Ringfort (Rath), Coolnacrutta, Co. Kilkenny
Co. Kilkenny |
Ringforts
At the bottom of the Goul river valley in County Kilkenny, a near-perfect circle of earthworks sits quietly in the cultivated grassland, looking, to the uninitiated eye, like a mild and unexplained bump in an otherwise flat field.
It is a rath, the Irish term for a ringfort, and its geometry is precise enough to read clearly even after more than a thousand years of farming around it. The interior is level and featureless now, forty metres across, offering no immediate clue as to what once stood inside, but the engineering of its boundaries is still legible in some detail.
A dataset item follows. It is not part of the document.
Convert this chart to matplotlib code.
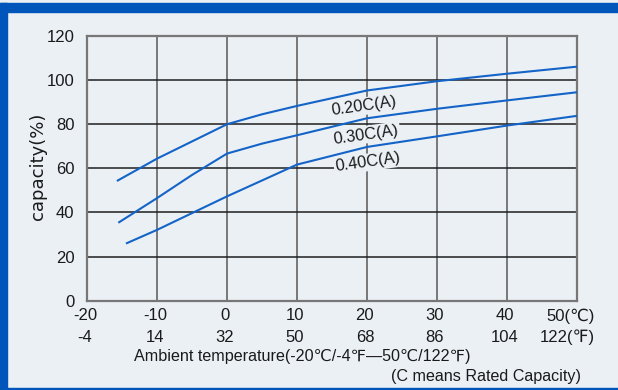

Ringforts were enclosed farmsteads, typically built during the early medieval period, roughly between the fifth and twelfth centuries, and several tens of thousands of them survive across Ireland in varying states of preservation. This one at Coolnacrutta is a bivallate example, meaning it has two enclosing elements rather than the single bank more commonly seen. An inner bank, roughly six metres wide at its base and two metres high on its outer face, is separated from a second, lower outer bank by a flat-bottomed, V-shaped fosse, the term for the ditch dug to create the banks in the first place. The entrance, facing east, survives as a gap of about three metres, with a causeway crossing where the fosse has been partially filled in over the years. The positioning on the valley floor, with clear sightlines in every direction across the surrounding land, suggests the enclosure was as much about visibility and the management of livestock as it was about any serious defensive ambition.